Apart from access to advisors, is there any difference between
the wealth management needs and priorities of female investors in
the Middle East?
While there are many highly knowledgeable and sophisticated
female investors and entrepreneurs in the Middle East, there is
often an experience gap caused by historic factors. They
particularly value clear, honest advice that makes no assumptions
about their knowledge while avoiding patronising them.
We are seeing greater willingness to take risks and move out of
cash and real property into private equity and newer sectors,
such as green energy. This is driven by several factors: a
growing female entrepreneurial sector; increasing confidence in
their own investment decisions; sometimes a well-established
family business that allows for greater adventurousness in
dealing with the cash that it generates; and recognition that
diversification into different geographic regions and sectors is
key when the Middle East faces serious threats to its stability.

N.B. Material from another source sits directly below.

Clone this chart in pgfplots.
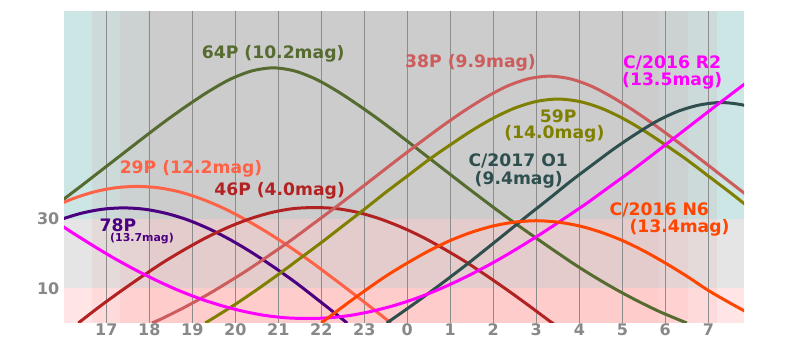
\documentclass[border=0pt]{standalone}
\usepackage{pgfplots}
\pgfplotsset{compat=1.18}
\usepackage{fontspec}
\setmainfont{DejaVu Sans}
\definecolor{c64}{RGB}{85,107,47}
\definecolor{c29}{RGB}{255,99,71}
\definecolor{c46}{RGB}{178,34,34}
\definecolor{c78}{RGB}{75,0,130}
\definecolor{c38}{RGB}{205,92,92}
\definecolor{c59}{RGB}{128,128,0}
\definecolor{cO1}{RGB}{47,79,79}
\definecolor{cR2}{RGB}{255,0,255}
\definecolor{cN6}{RGB}{255,69,0}
\definecolor{gridgray}{RGB}{140,140,140}
\definecolor{tickgray}{RGB}{136,136,136}
\newcommand{\skyband}[3]{%
  \fill[fill={rgb,255:red,204;green,#3;blue,#3}] (axis cs:#1,30) rectangle (axis cs:#2,90);
  \fill[fill={rgb,255:red,229;green,#3;blue,#3}] (axis cs:#1,10) rectangle (axis cs:#2,30);
  \fill[fill={rgb,255:red,255;green,#3;blue,#3}] (axis cs:#1,0) rectangle (axis cs:#2,10);
}
\newcommand{\lbl}{\fontsize{12.9}{14}\selectfont\bfseries}
\begin{document}
\begin{tikzpicture}
\begin{axis}[
  name=ax,
  set layers,
  scale only axis, width=510pt, height=234pt,
  xmin=16.016, xmax=31.83, ymin=0, ymax=90,
  axis line style={draw=none},
  xtick={17,...,31},
  xticklabels={17,18,19,20,21,22,23,0,1,2,3,4,5,6,7},
  ytick={10,30},
  major tick style={draw=none},
  xmajorgrids,
  major grid style={color=gridgray, line width=0.75pt},
  tick label style={font=\fontsize{12}{12}\selectfont\bfseries, text=tickgray},
  /pgf/number format/assume math mode=true,
  xticklabel style={yshift=3.2pt},
  every axis plot/.append style={line width=2.25pt, smooth, no markers},
  every node/.append style={inner sep=0pt},
]
\begin{pgfonlayer}{axis background}
\skyband{16.016}{16.667}{229}
\skyband{16.667}{17.318}{218}
\skyband{17.318}{17.97}{210}
\skyband{17.97}{29.85}{204}
\skyband{29.85}{30.52}{210}
\skyband{30.52}{31.2}{218}
\skyband{31.2}{31.83}{229}
\end{pgfonlayer}

% 64P
\addplot[c64] coordinates {(15.88,34.5) (16.38,39.2) (16.88,44.0) (17.38,48.8) (17.88,53.6) (18.38,58.3) (18.88,62.7) (19.38,66.8) (19.88,70.3) (20.38,72.7) (20.88,73.6) (21.38,72.7) (21.88,70.3) (22.38,66.8) (22.88,62.7) (23.38,58.3) (23.88,53.6) (24.38,48.8) (24.88,44.0) (25.38,39.2) (25.88,34.5) (26.38,29.9) (26.88,25.5) (27.38,21.2) (27.88,17.0) (28.38,13.1) (28.88,9.5) (29.38,6.2) (29.88,3.2) (30.38,0.6) (30.5,0)};
% 29P
\addplot[c29] coordinates {(15.71,33.2) (16.21,35.8) (16.71,37.8) (17.21,39.0) (17.71,39.4) (18.21,39.0) (18.71,37.8) (19.21,35.8) (19.71,33.2) (20.21,30.0) (20.71,26.4) (21.21,22.4) (21.71,18.1) (22.21,13.5) (22.71,8.8) (23.21,4.0) (23.62,0)};
% 78P
\addplot[c78] coordinates {(15.9,29.7) (16.4,31.6) (16.9,32.8) (17.4,33.2) (17.9,32.8) (18.4,31.6) (18.9,29.7) (19.4,27.1) (19.9,23.9) (20.4,20.2) (20.9,16.1) (21.4,11.7) (21.9,6.9) (22.4,2.0) (22.6,0)};
% 46P
\addplot[c46] coordinates {(16.35,0) (16.85,4.8) (17.35,9.3) (17.85,13.6) (18.35,17.7) (18.85,21.4) (19.35,24.8) (19.85,27.7) (20.35,30.1) (20.85,31.9) (21.35,33.0) (21.85,33.3) (22.35,33.0) (22.85,31.9) (23.35,30.1) (23.85,27.7) (24.35,24.8) (24.85,21.4) (25.35,17.7) (25.85,13.6) (26.35,9.3) (26.85,4.8) (27.35,0.2) (27.4,0)};
% 38P
\addplot[c38] coordinates {(18.06,0) (18.3,1.3) (18.8,4.4) (19.3,7.8) (19.8,11.5) (20.3,15.4) (20.8,19.6) (21.3,23.9) (21.8,28.5) (22.3,33.1) (22.8,37.8) (23.3,42.6) (23.8,47.4) (24.3,52.1) (24.8,56.7) (25.3,61.0) (25.8,64.9) (26.3,68.2) (26.8,70.4) (27.3,71.2) (27.8,70.4) (28.3,68.2) (28.8,64.9) (29.3,61.0) (29.8,56.7) (30.3,52.1) (30.8,47.4) (31.3,42.6) (31.8,37.8) (32.3,33.1)};
% 59P
\addplot[c59] coordinates {(19.3,0) (19.5,1.5) (20.0,5.4) (20.5,9.6) (21.0,14.0) (21.5,18.6) (22.0,23.2) (22.5,28.0) (23.0,32.8) (23.5,37.7) (24.0,42.4) (24.5,47.1) (25.0,51.4) (25.5,55.5) (26.0,59.1) (26.5,62.0) (27.0,63.9) (27.5,64.6) (28.0,63.9) (28.5,62.0) (29.0,59.1) (29.5,55.5) (30.0,51.4) (30.5,47.1) (31.0,42.4) (31.5,37.7) (32.0,32.8)};
% C/2017 O1
\addplot[cO1] coordinates {(23.52,0) (23.8,2.4) (24.3,6.8) (24.8,11.4) (25.3,16.1) (25.8,21.0) (26.3,26.0) (26.8,31.0) (27.3,35.9) (27.8,40.9) (28.3,45.6) (28.8,50.2) (29.3,54.4) (29.8,58.2) (30.3,61.1) (30.8,62.9) (31.3,63.6) (31.8,62.9) (32.3,61.1)};
% C/2016 R2
\addplot[cR2] coordinates {(15.68,30.4) (16.18,26.3) (16.68,22.4) (17.18,18.7) (17.68,15.3) (18.18,12.2) (18.68,9.4) (19.18,7.0) (19.68,5.0) (20.18,3.4) (20.68,2.2) (21.18,1.5) (21.68,1.3) (22.18,1.5) (22.68,2.2) (23.18,3.4) (23.68,5.0) (24.18,7.0) (24.68,9.4) (25.18,12.2) (25.68,15.3) (26.18,18.7) (26.68,22.4) (27.18,26.3) (27.68,30.4) (28.18,34.6) (28.68,39.1) (29.18,43.6) (29.68,48.3) (30.18,53.1) (30.68,57.9) (31.18,62.7) (31.68,67.4) (32.18,72.1)};
% C/2016 N6
\addplot[cN6] coordinates {(22.0,0) (22.5,4.7) (23.0,9.2) (23.5,13.5) (24.0,17.3) (24.5,20.8) (25.0,23.8) (25.5,26.2) (26.0,28.0) (26.5,29.1) (27.0,29.5) (27.5,29.1) (28.0,28.0) (28.5,26.2) (29.0,23.8) (29.5,20.8) (30.0,17.3) (30.5,13.5) (31.0,9.4) (31.5,5.8) (32.0,2.4)};

\node[text=c64, font=\lbl] at (axis cs:20.88,77.7) {64P (10.2mag)};
\node[text=c29, font=\lbl] at (axis cs:18.97,44.4) {29P (12.2mag)};
\node[text=c46, font=\lbl] at (axis cs:21.03,38.2) {46P (4.0mag)};
\node[text=c78, font=\lbl] at (axis cs:17.27,28.3) {78P};
\node[text=c78, font=\fontsize{8.2}{9}\selectfont\bfseries] at (axis cs:17.83,24.4) {(13.7mag)};
\node[text=c38, font=\lbl] at (axis cs:25.47,75.1) {38P (9.9mag)};
\node[text=cR2, font=\lbl] at (axis cs:30.16,75.1) {C/2016 R2};
\node[text=cR2, font=\lbl] at (axis cs:30.16,69.9) {(13.5mag)};
\node[text=c59, font=\lbl] at (axis cs:27.51,59.6) {59P};
\node[text=c59, font=\lbl] at (axis cs:27.42,54.6) {(14.0mag)};
\node[text=cO1, font=\lbl] at (axis cs:26.58,46.7) {C/2017 O1};
\node[text=cO1, font=\lbl] at (axis cs:26.59,41.2) {(9.4mag)};
\node[text=cN6, font=\lbl] at (axis cs:29.86,32.6) {C/2016 N6};
\node[text=cN6, font=\lbl] at (axis cs:30.33,27.4) {(13.4mag)};
\end{axis}
\pgfresetboundingbox
\path ([xshift=-48pt,yshift=-22.5pt]ax.south west) rectangle ([xshift=42pt,yshift=8.25pt]ax.north east);
\end{tikzpicture}
\end{document}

The idea of female investors as risk-averse is often wide of the
mark, especially for female entrepreneurs, who have usually had
to take significant risks to succeed in societies that can be
oriented against them.
Asset protection and succession are also key concerns of many
female investors and this can be reflected in both the choice of
investments and the structure in which they are held. Sharia law
generally means unequal division of assets between male and
female children and parents may wish to invest in assets that are
not governed by it. Real property in the UK has (almost) always
been a desirable investment but has particular interest for
investors who wish to ring-fence specific assets for daughters –
as Shariah law does not apply to such property, owners can leave
it as they wish in accordance with English or Scottish law.
Use of trusts can also address privacy and security
considerations. A trust can provide a protected pot of assets
that has limited vulnerability to foreign laws and judgments and
whose value and terms are not public information. This is of
particular value in a region where some areas have relatively
high divorce rates (the rate in Kuwait reached 60 per cent in
2017) and whose financial settlements on divorce are very far
from the 50:50 starting point in the UK, for example. Trusts can
also continue past the death of their creator, ensuring that, for
example, daughters’ inheritances remain protected.
Active philanthropy, often focussing on women’s education and
health in the MENA region, is also a priority but there is
greater interest in not simply donating but putting a proper
governance structure in place for their charitable projects so
that the donors are involved in decision-making and the projects
are sustainable. This in turn requires a proper investment
strategy for any endowments.
As women’s role and visibility in the Middle East develops, we
are seeing a significant change in the relationship that women
have with private wealth - their control over it is growing and
this trend is only likely to continue.